Oh golly! I hadn’t read the whole thread before I jumped in. It seems to have progressed to an assertion of the non-physicality of time.
Now, I ain’t gonna get embroiled in the vitriolic brouhaha, but being a feller who knows something about the issue, I thought it’d be fun to try my hand a ‘splaining a thing or two - especially to a skeptic.
1) Einstein didn’t talk about a general “flow” of universal time, he talked about simultaneous events and relative durations. He assumed a priori that time was an attribute of the physical world. In fact, the single most elegant notion of special relativity is that physical entities are always moving through space-time at the same “rate”. Whenever you change your motion through space, you give up some motion through time, to the point where if you’re moving nearly the speed of light, you’ve virtually stopped moving through time and are moving only through space. When you come to “rest” with regards to some arbitrary non-accelerating reference frame, your passage through time is maximized, and that through space is zero.
2) Many other scientific processes describe a reality that is highly predicated upon the notion of time and its passage. Radioactive decay, exponential growth, motion, entropy, dilution, impulse and thousands of other verified physical processes must use the concept of time in a quantified manner to make real, verifiable predictions. If time were not real in a physical sense (as opposed to the subjective sense), none of these predictions would be possible, much less shown to be accurate.
3) There are some who ponder the “real” existence of time, and wonder how much of our subjective notion of time differs from the physical reality of time. There are also questions about things “outside” of time (or spacetime), as well as parallel universes etc. For now, these fall more into the realm of ontological philosophy than the realm of verifiable science.
4) There remains the problem of “the arrow of time”. Most physical process described by the equations alluded to in #2 work perfectly well if time runs “backwards”. Thus, there’s a question about why time always seems to run forwards, even though physical laws don’t clearly stipulate its direction. Current mainstream thinking is that the arrow of time arises because of the 2nd law of thermodynamics combined with the fact that the universe started in a state of very low entropy. This sort of investigation also tends to become ontological and (for now) largely unverifiable by experiment.

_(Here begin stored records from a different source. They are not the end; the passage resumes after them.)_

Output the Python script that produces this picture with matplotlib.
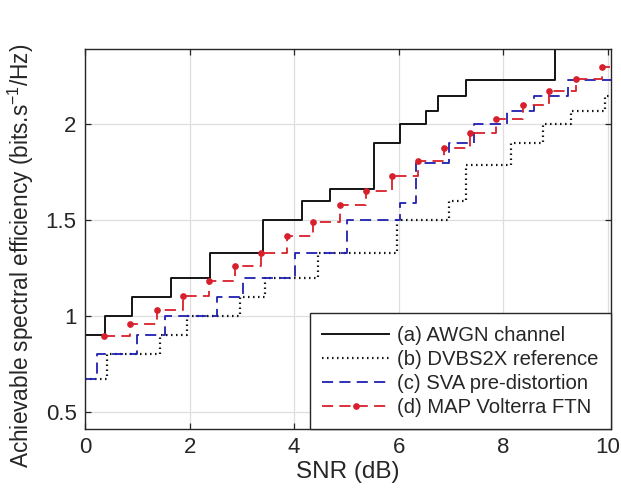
import matplotlib
matplotlib.use("Agg")
import matplotlib.pyplot as plt

# ---- data ----
snr_awgn = [0, 0.38, 0.90, 1.65, 2.40, 3.41, 4.15, 4.68, 5.53, 6.02, 6.52, 6.76, 7.29, 8.99]
eff_awgn = [0.90, 1.00, 1.10, 1.20, 1.33, 1.50, 1.60, 1.66, 1.90, 2.00, 2.07, 2.15, 2.23, 2.50]

snr_dvb = [0, 0.42, 1.44, 1.95, 2.96, 3.45, 4.46, 5.97, 6.96, 7.28, 8.14, 8.75, 9.29, 9.95]
eff_dvb = [0.67, 0.80, 0.90, 1.00, 1.10, 1.20, 1.33, 1.50, 1.60, 1.79, 1.90, 2.00, 2.07, 2.15]

snr_sva = [0, 0.23, 1.00, 1.53, 2.52, 3.02, 4.02, 5.01, 6.03, 6.33, 6.96, 7.44, 8.08, 8.58, 9.24]
eff_sva = [0.67, 0.80, 0.90, 1.00, 1.10, 1.20, 1.33, 1.50, 1.59, 1.80, 1.90, 2.00, 2.07, 2.15, 2.23]

snr_map = [0.37, 0.87, 1.37, 1.87, 2.37, 2.87, 3.37, 3.87, 4.37, 4.87, 5.37, 5.87, 6.37,
           6.87, 7.37, 7.87, 8.37, 8.87, 9.40, 9.88]
eff_map = [0.895, 0.96, 1.03, 1.105, 1.18, 1.26, 1.33, 1.415, 1.49, 1.58, 1.65, 1.73, 1.81,
           1.875, 1.955, 2.03, 2.10, 2.175, 2.235, 2.30]

labels = ["(a) AWGN channel", "(b) DVBS2X reference",
          "(c) SVA pre-distortion", "(d) MAP Volterra FTN"]
x_ticks = [0, 2, 4, 6, 8, 10]
y_ticks = [0.5, 1, 1.5, 2]
x_max = 10.06

plt.rcParams["font.family"] = ["Liberation Sans", "DejaVu Sans"]
plt.rcParams["mathtext.fontset"] = "custom"
plt.rcParams["mathtext.rm"] = "Liberation Sans"
plt.rcParams["mathtext.it"] = "Liberation Sans:italic"
plt.rcParams["lines.scale_dashes"] = False

txt = "#262626"
fig = plt.figure(figsize=(6.21, 4.97), dpi=100)
ax = fig.add_axes([85/621, 1-429/497, (611-85)/621, (429-49)/497])


def ext(x, y):
    return list(x) + [x_max], list(y) + [y[-1]]


xa, ya = ext(snr_awgn, eff_awgn)
ax.plot(xa, ya, drawstyle="steps-post", color="#141414", lw=1.4, label=labels[0])
xd, yd = ext(snr_dvb, eff_dvb)
ax.plot(xd, yd, drawstyle="steps-post", color="#141414", lw=1.6,
        dashes=(1.1, 2.5), label=labels[1])
xs, ys = ext(snr_sva, eff_sva)
ax.plot(xs, ys, drawstyle="steps-post", color="#2020b0", lw=1.3,
        dashes=(8, 4.5), label=labels[2])
xm, ym = ext(snr_map, eff_map)
ax.plot(xm, ym, drawstyle="steps-post", color="#d8202c", lw=1.3,
        dashes=(8, 4.5), marker="o", markersize=3.8,
        markevery=list(range(len(snr_map))), label=labels[3])

ax.set_xlim(0, x_max)
ax.set_ylim(0.41, 2.393)
ax.set_xticks(x_ticks)
ax.set_xticklabels([str(v) for v in x_ticks])
ax.set_yticks(y_ticks)
ax.set_yticklabels(["0.5", "1", "1.5", "2"])
ax.grid(True, color="#dedede", lw=0.9)
ax.set_axisbelow(True)
ax.tick_params(direction="in", length=4, width=0.9, colors=txt, labelsize=16,
               top=True, right=True, pad=6)
for s in ax.spines.values():
    s.set_color(txt)
    s.set_linewidth(1.0)

ax.set_xlabel("SNR (dB)", fontsize=17.5, color=txt, labelpad=2)
ax.set_ylabel("Achievable spectral efficiency (bits.s$^{-1}$/Hz)", fontsize=16.3,
              color=txt, labelpad=6)
ax.yaxis.set_label_coords(-0.093, 0.455)

leg = ax.legend(loc="lower right", borderaxespad=0, fontsize=14.6, frameon=True,
                fancybox=False, edgecolor=txt, framealpha=1, handlelength=3.3,
                handletextpad=0.4, labelspacing=0.25, borderpad=0.6, numpoints=1)
leg.get_frame().set_linewidth(1.0)
for t in leg.get_texts():
    t.set_color(txt)

fig.savefig("out.png", dpi=100)
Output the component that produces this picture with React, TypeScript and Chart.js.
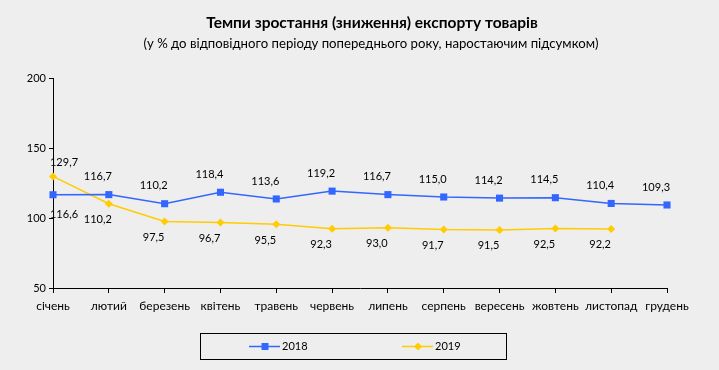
import React, { useEffect, useRef } from 'react';
import { Chart, registerables } from 'chart.js';

Chart.register(...registerables);

const months = ['січень', 'лютий', 'березень', 'квітень', 'травень', 'червень', 'липень', 'серпень', 'вересень', 'жовтень', 'листопад', 'грудень'];
const series2018 = [116.6, 116.7, 110.2, 118.4, 113.6, 119.2, 116.7, 115.0, 114.2, 114.5, 110.4, 109.3];
const series2019: (number | null)[] = [129.7, 110.2, 97.5, 96.7, 95.5, 92.3, 93.0, 91.7, 91.5, 92.5, 92.2, null];
const seriesNames = ['2018', '2019'];
const yMin = 50;
const yMax = 200;
const yStep = 50;
const titleText = 'Темпи зростання (зниження) експорту товарів';
const subtitleText = '(у % до відповідного періоду попереднього року, наростаючим підсумком)';

const FONT = 'Lato, "Liberation Sans", sans-serif';
const BLUE = '#3366ff';
const GOLD = '#ffcc00';

const fmt = (v: number) => v.toFixed(1).replace('.', ',');

function drawSquare(ctx: CanvasRenderingContext2D, x: number, y: number, s: number, color: string) {
  ctx.fillStyle = color;
  ctx.fillRect(x - s / 2, y - s / 2, s, s);
}
function drawDiamond(ctx: CanvasRenderingContext2D, x: number, y: number, r: number, color: string) {
  ctx.fillStyle = color;
  ctx.beginPath();
  ctx.moveTo(x, y - r);
  ctx.lineTo(x + r, y);
  ctx.lineTo(x, y + r);
  ctx.lineTo(x - r, y);
  ctx.closePath();
  ctx.fill();
}

const decorPlugin = {
  id: 'decor',
  beforeDraw(chart: any) {
    const ctx: CanvasRenderingContext2D = chart.ctx;
    ctx.save();
    ctx.fillStyle = '#eeeeee';
    ctx.fillRect(0, 0, chart.width, chart.height);
    ctx.fillStyle = '#000';
    ctx.textAlign = 'center';
    ctx.textBaseline = 'middle';
    ctx.font = `bold 15.5px ${FONT}`;
    ctx.fillText(titleText, 372, 23);
    ctx.font = `13.2px ${FONT}`;
    ctx.fillText(subtitleText, 371, 44);

    // legend box
    ctx.strokeStyle = '#000';
    ctx.lineWidth = 1;
    ctx.strokeRect(200.5, 333.5, 306, 26);
    const ly = 346.5;
    const items = [
      { x: 249, color: BLUE, kind: 'sq' },
      { x: 402, color: GOLD, kind: 'di' },
    ];
    items.forEach((it, i) => {
      ctx.strokeStyle = it.color;
      ctx.lineWidth = 1.5;
      ctx.beginPath();
      ctx.moveTo(it.x, ly);
      ctx.lineTo(it.x + 31, ly);
      ctx.stroke();
      if (it.kind === 'sq') drawSquare(ctx, it.x + 16, ly, 7, it.color);
      else drawDiamond(ctx, it.x + 16, ly, 4, it.color);
      ctx.fillStyle = '#000';
      ctx.textAlign = 'left';
      ctx.font = `11px ${FONT}`;
      ctx.fillText(seriesNames[i], it.x + 33, ly);
    });
    ctx.restore();
  },
  afterDatasetsDraw(chart: any) {
    const ctx: CanvasRenderingContext2D = chart.ctx;
    ctx.save();
    ctx.fillStyle = '#000';
    ctx.font = `11px ${FONT}`;
    ctx.textAlign = 'center';
    ctx.textBaseline = 'middle';
    const m18 = chart.getDatasetMeta(0).data;
    const m19 = chart.getDatasetMeta(1).data;
    for (let i = 0; i < months.length; i++) {
      const v18 = series2018[i];
      const v19 = series2019[i];
      const above18 = v19 == null || v18 >= v19;
      const dx = i === 0 ? 11 : -11;
      const p18 = m18[i];
      if (p18 && v18 != null) {
        const dy = above18 ? -18 : 20;
        ctx.fillText(fmt(v18), p18.x + dx, p18.y + dy);
      }
      const p19 = m19[i];
      if (p19 && v19 != null) {
        const dy = above18 ? 16 : -14;
        ctx.fillText(fmt(v19), p19.x + dx, p19.y + dy);
      }
    }
    ctx.restore();
  },
};

export default function App() {
  const ref = useRef<HTMLCanvasElement | null>(null);
  useEffect(() => {
    document.body.style.margin = '0';
    document.body.style.background = '#eeeeee';
    const canvas = ref.current;
    if (!canvas) return;
    const chart = new Chart(canvas, {
      type: 'line',
      data: {
        labels: months,
        datasets: [
          {
            label: seriesNames[0],
            data: series2018,
            borderColor: BLUE,
            backgroundColor: BLUE,
            borderWidth: 1.5,
            pointStyle: 'rect',
            pointRadius: 5,
            pointBorderWidth: 0,
            tension: 0,
          },
          {
            label: seriesNames[1],
            data: series2019,
            borderColor: GOLD,
            backgroundColor: GOLD,
            borderWidth: 1.5,
            pointStyle: 'rectRot',
            pointRadius: 4,
            pointBorderWidth: 0,
            tension: 0,
          },
        ],
      },
      options: {
        responsive: false,
        animation: false,
        devicePixelRatio: 1,
        layout: { padding: { left: 0, right: 52, top: 78, bottom: 0 } },
        plugins: {
          legend: { display: false },
          title: { display: false },
          tooltip: { enabled: false },
        },
        scales: {
          x: {
            type: 'category',
            offset: false,
            grid: { display: true, drawOnChartArea: false, drawTicks: true, tickLength: 5, color: '#000' },
            border: { display: true, color: '#000', width: 1 },
            ticks: { color: '#000', font: { family: FONT, size: 12 }, padding: 6, maxRotation: 0, autoSkip: false },
            afterFit: (scale: any) => { scale.height = 82; },
          },
          y: {
            min: yMin,
            max: yMax,
            grid: { display: true, drawOnChartArea: false, drawTicks: true, tickLength: 4, color: '#000' },
            border: { display: true, color: '#000', width: 1 },
            ticks: { stepSize: yStep, color: '#000', font: { family: FONT, size: 11 }, padding: 3 },
            afterFit: (scale: any) => { scale.width = 53; },
          },
        },
      },
      plugins: [decorPlugin],
    } as any);
    return () => chart.destroy();
  }, []);
  return (
    <div style={{ position: 'fixed', left: 0, top: 0, width: 719, height: 370, background: '#eeeeee' }}>
      <canvas ref={ref} width={719} height={370} style={{ display: 'block' }} />
    </div>
  );
}
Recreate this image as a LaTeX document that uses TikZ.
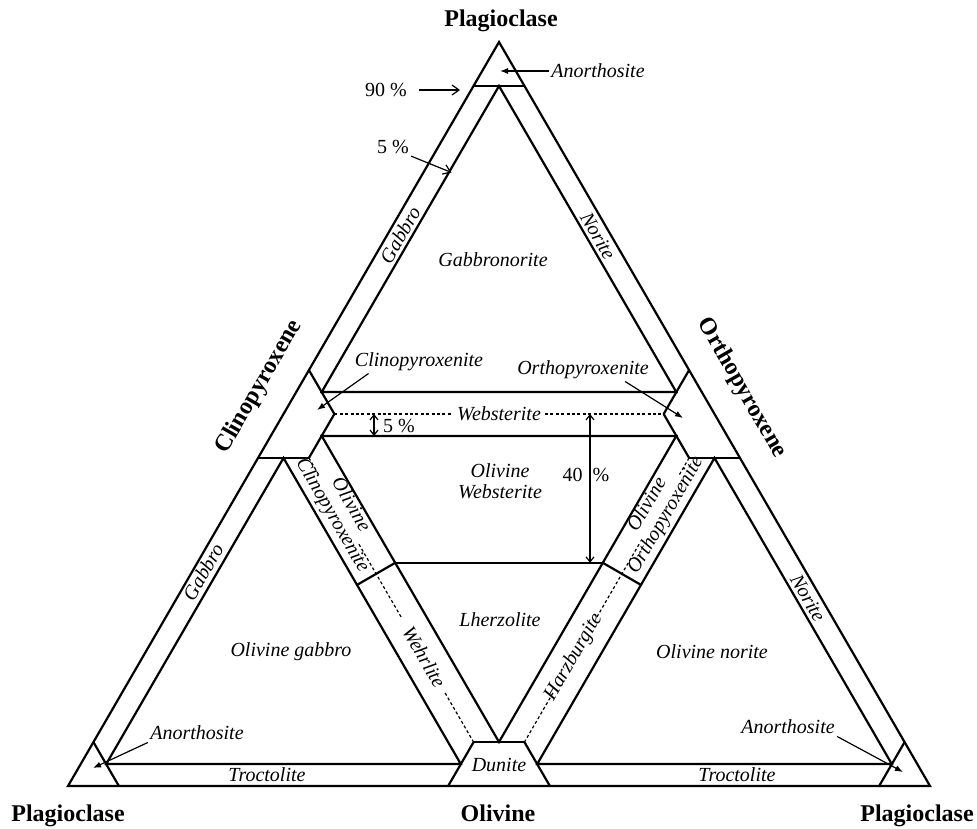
\documentclass[tikz,border=0pt]{standalone}
\usepackage{fontspec}
\setmainfont{Liberation Serif}
\usetikzlibrary{calc,arrows.meta}

% band width and corner cut, as fractions of a sub-triangle
\newcommand{\bandk}{0.8226}
\newcommand{\capk}{0.118}

% one sub-triangle: inner band triangle and the three corner cuts
\newcommand{\rocktri}[4]{%
  \coordinate (#4g) at ($0.3333*(#1)+0.3333*(#2)+0.3333*(#3)$);
  \coordinate (#4a) at ($(#4g)!\bandk!(#1)$);
  \coordinate (#4b) at ($(#4g)!\bandk!(#2)$);
  \coordinate (#4c) at ($(#4g)!\bandk!(#3)$);
  \draw[rimline] (#4a) -- (#4b) -- (#4c) -- cycle;
  \draw[rimline] ($(#1)!\capk!(#2)$) -- ($(#1)!\capk!(#3)$);
  \draw[rimline] ($(#2)!\capk!(#1)$) -- ($(#2)!\capk!(#3)$);
  \draw[rimline] ($(#3)!\capk!(#1)$) -- ($(#3)!\capk!(#2)$);
}

\begin{document}
\begin{tikzpicture}[x=0.5pt,y=-0.5pt,
    rimline/.style={line width=1.1pt},
    splitline/.style={line width=0.6pt,dash pattern=on 1.5pt off 1.2pt},
    rock/.style={font=\itshape\fontsize{10}{10.5}\selectfont,inner sep=1pt},
    mineral/.style={font=\bfseries\fontsize{12}{14}\selectfont,inner sep=0pt},
    pctlabel/.style={font=\fontsize{10}{12}\selectfont,inner sep=1pt},
    pointer/.style={line width=0.6pt,-{Latex[length=4pt,width=3pt]}},
    marker/.style={line width=0.6pt,-{Straight Barb[length=3.5pt,width=5pt]}},
    measure/.style={line width=0.6pt,{Straight Barb[length=2.5pt,width=4pt]}-{Straight Barb[length=2.5pt,width=4pt]}}]
    \useasboundingbox (0,0) rectangle (977,828);

    % Corners
    \coordinate (P) at (499,42);
    \coordinate (Bl) at (68,786);
    \coordinate (Br) at (930,786);
    \coordinate (Cx) at ($(P)!0.5!(Bl)$);
    \coordinate (Ox) at ($(P)!0.5!(Br)$);
    \coordinate (Ol) at ($(Bl)!0.5!(Br)$);
    \draw[rimline] (P) -- (Bl) -- (Br) -- cycle;

    % Sub-triangles
    \rocktri{P}{Cx}{Ox}{up}
    \rocktri{Cx}{Ox}{Ol}{mid}
    \rocktri{Cx}{Bl}{Ol}{lo}
    \rocktri{Ox}{Br}{Ol}{ro}

    % 40 % olivine
    \coordinate (f40L) at ($(Cx)!0.4!(Ol)$);
    \coordinate (f40R) at ($(Ox)!0.4!(Ol)$);
    \coordinate (x40L) at (intersection of f40L--f40R and mida--midc);
    \coordinate (x40R) at (intersection of f40L--f40R and midb--midc);
    \draw[rimline] (x40L) -- (x40R);
    \draw[rimline] (x40L) -- ($(loa)!(x40L)!(loc)$);
    \draw[rimline] (x40R) -- ($(roa)!(x40R)!(roc)$);

    % Shared edges
    \draw[splitline] ($(Cx)!\capk!(Ox)$) -- ($(Ox)!\capk!(Cx)$);
    \draw[splitline] ($(Cx)!\capk!(Ol)$) -- ($(Cx)!0.165!(Ol)$)
        ($(Cx)!0.35!(Ol)$) -- ($(Cx)!0.55!(Ol)$)
        ($(Cx)!0.75!(Ol)$) -- ($(Ol)!\capk!(Cx)$);
    \draw[splitline] ($(Ox)!\capk!(Ol)$) -- ($(Ox)!0.165!(Ol)$)
        ($(Ox)!0.35!(Ol)$) -- ($(Ox)!0.55!(Ol)$)
        ($(Ox)!0.75!(Ol)$) -- ($(Ol)!\capk!(Ox)$);

    % End members
    \node[mineral,anchor=base] (plagT) at (501,27) {Plagioclase};
    \node[mineral,anchor=base] (plagL) at (68,821) {Plagioclase};
    \node[mineral,anchor=base] (olv) at (498,821) {Olivine};
    \node[mineral,anchor=base] (plagR) at (917,821) {Plagioclase};
    \node[mineral,rotate=60] (cpx) at (259,387) {Clinopyroxene};
    \node[mineral,rotate=-60] (opx) at (742,388) {Orthopyroxene};

    % Rock names
    \node[rock] (anoT) at (598,71) {Anorthosite};
    \node[rock,rotate=60] (gabT) at (400,235) {Gabbro};
    \node[rock,rotate=-60] (norT) at (598,236) {Norite};
    \node[rock] (gabnor) at (493,260) {Gabbronorite};
    \node[rock] (cpxite) at (419,362) {Clinopyroxenite};
    \node[rock] (opxite) at (583,370) {Orthopyroxenite};
    \node[rock,fill=white,inner sep=2pt] (web) at (499,414) {Websterite};
    \node[rock,align=center] (olweb) at (500,481) {Olivine\\Websterite};
    \node[rock] (lherz) at (500,620) {Lherzolite};
    \node[rock,rotate=-60,align=center,xshift=1.3pt,yshift=0.8pt] (olcpx) at ($(Cx)!0.255!(Ol)$) {Olivine\\Clinopyroxenite};
    \node[rock,rotate=60,align=center,xshift=-1.3pt,yshift=0.8pt] (olopx) at ($(Ox)!0.255!(Ol)$) {Olivine\\Orthopyroxenite};
    \node[rock,rotate=-60] (wehr) at ($(Cx)!0.653!(Ol)$) {Wehrlite};
    \node[rock,rotate=60] (harz) at ($(Ox)!0.653!(Ol)$) {Harzburgite};
    \node[rock,rotate=60] (gabL) at (203,572) {Gabbro};
    \node[rock,rotate=-60] (norR) at (808,598) {Norite};
    \node[rock] (olgab) at (291,652) {Olivine gabbro};
    \node[rock] (olnor) at (712,652) {Olivine norite};
    \node[rock] (anoL) at (197,733) {Anorthosite};
    \node[rock] (anoR) at (788,727) {Anorthosite};
    \node[rock] (trocL) at (267,775) {Troctolite};
    \node[rock] (trocR) at (737,775) {Troctolite};
    \node[rock] (dun) at (499,765) {Dunite};

    % Pointers
    \coordinate (anoTtip) at (500,71);
    \coordinate (cpxtip) at (317,410);
    \coordinate (opxtip) at (683,418);
    \coordinate (anoLtip) at (93,768);
    \coordinate (anoRtip) at (903,772);
    \draw[pointer] (anoT.west) -- (anoTtip);
    \draw[pointer] ([xshift=8pt]cpxite.south west) -- (cpxtip);
    \draw[pointer] ([xshift=-13pt]opxite.south east) -- (opxtip);
    \draw[pointer] (anoL.south west) -- (anoLtip);
    \draw[pointer] (anoR.south east) -- (anoRtip);

    % Percentages
    \node[pctlabel] (p90) at (386,90) {90 \%};
    \node[pctlabel] (p5a) at (393,147) {5 \%};
    \node[pctlabel] (p5b) at (399,426) {5 \%};
    \node[pctlabel] (p40) at (586,475) {40\enspace\%};
    \coordinate (t90) at (460,90);
    \coordinate (t5) at (451.5,172.5);
    \coordinate (w5) at (374,414);
    \coordinate (w40) at (590,414);
    \draw[marker] ([xshift=5pt]p90.east) -- (t90);
    \draw[marker] (p5a.south east) -- (t5);
    \draw[measure] (w5) -- (w5 |- mida);
    \draw[measure] (w40) -- (w40 |- x40L);
\end{tikzpicture}
\end{document}
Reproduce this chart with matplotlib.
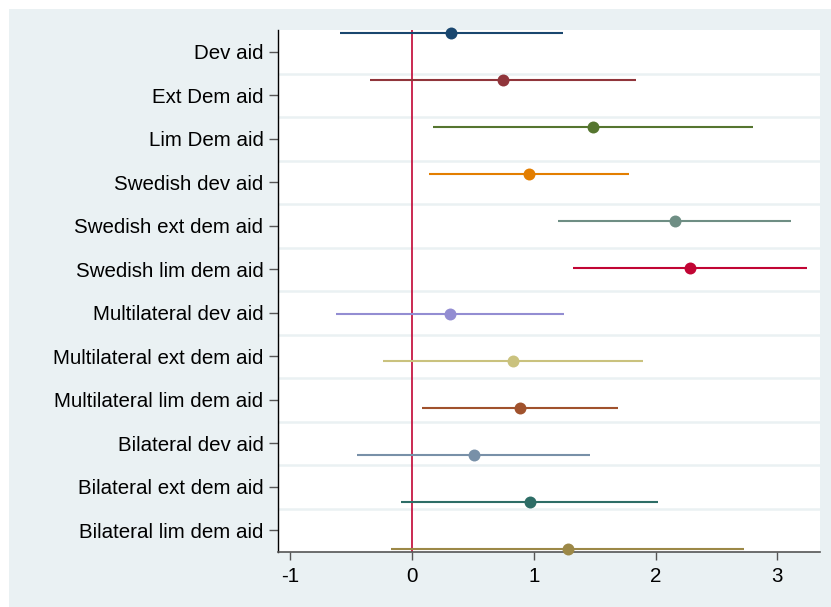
import matplotlib
matplotlib.use("Agg")
import matplotlib.pyplot as plt
from matplotlib.patches import Rectangle
import numpy as np

labels = ["Dev aid", "Ext Dem aid", "Lim Dem aid", "Swedish dev aid",
          "Swedish ext dem aid", "Swedish lim dem aid", "Multilateral dev aid",
          "Multilateral ext dem aid", "Multilateral lim dem aid",
          "Bilateral dev aid", "Bilateral ext dem aid", "Bilateral lim dem aid"]
coef = [0.32, 0.75, 1.49, 0.96, 2.16, 2.28, 0.31, 0.83, 0.89, 0.51, 0.97, 1.28]
ci_low = [-0.59, -0.345, 0.17, 0.14, 1.20, 1.325, -0.625, -0.238, 0.08, -0.45, -0.09, -0.17]
ci_high = [1.24, 1.84, 2.80, 1.78, 3.11, 3.24, 1.245, 1.895, 1.69, 1.46, 2.02, 2.73]
colors = ["#1A476F", "#90353B", "#55752F", "#E37E00", "#6E8E84", "#C10534",
          "#938DD2", "#CAC27E", "#A0522D", "#7890A8", "#2D6D66", "#9C8847"]
xticks = [-1, 0, 1, 2, 3]

plt.rcParams['font.family'] = ['Liberation Sans', 'DejaVu Sans']

W, H = 831, 607
fig = plt.figure(figsize=(W / 100, H / 100), dpi=100)
fig.patch.set_facecolor("white")
fig.patches.append(Rectangle((9 / W, 0), 1 - 9 / W, 1 - 9 / H, transform=fig.transFigure,
                             facecolor="#EAF1F3", edgecolor="none", zorder=-10))

ax = fig.add_axes([278 / W, (H - 552) / H, (820 - 278) / W, (552 - 30) / H])
ax.set_zorder(5)
ax.set_facecolor("white")

k = len(labels)
pos = np.arange(1, k + 1)
for i in range(k):
    y = pos[i] + (i + 1 - (k + 1) / 2) / (k + 1)
    ax.plot([ci_low[i], ci_high[i]], [y, y], color=colors[i], lw=1.5,
            solid_capstyle="butt", zorder=3, clip_on=False)
    ax.plot(coef[i], y, "o", color=colors[i], markersize=8.6, zorder=4,
            markeredgewidth=0, clip_on=False)

for g in np.arange(1.5, k, 1.0):
    ax.axhline(g, color="#EAF1F3", lw=1.8, zorder=1)

ax.axvline(0, color="#C10534", lw=1.2, zorder=2)

ax.set_xlim(-1.099, 3.35)
ax.set_ylim(k + 0.5, 0.5)
ax.set_yticks(pos)
ax.set_yticklabels(labels, fontsize=14.8)
ax.set_xticks(xticks)
ax.set_xticklabels([str(t) for t in xticks], fontsize=14.8)

for s in ["top", "right"]:
    ax.spines[s].set_visible(False)
ax.spines["left"].set_color("#000000")
ax.spines["left"].set_linewidth(1.0)
ax.spines["bottom"].set_color("#555555")
ax.spines["bottom"].set_linewidth(1.2)
ax.tick_params(axis="y", length=6.5, width=1.0, color="#555555", pad=4)
ax.tick_params(axis="x", length=5.5, width=1.0, color="#555555", pad=5)

fig.savefig("out.png", dpi=100)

conquer - If you have a better idea, you should really take the time to explain it to everybody in a way that shows how we might replace the notion of time in all our physics. I propose we can ignore subjective arguments about human perceptions of time in favor of more rigorous treatments of physical time (or, as it may be, its replacement). To paraphrase an old saying, “saying something 1000 times doesn’t make it true.” The nifty thing about science is it provides the language (mathematics) to say things precisely, and it requires ideas “put up or shut up” - i.e. that they lead to observable, verifiable physical outcomes. If instead you want to talk about pseudo-science, there are plenty of other forums where that would be met with less skepticism.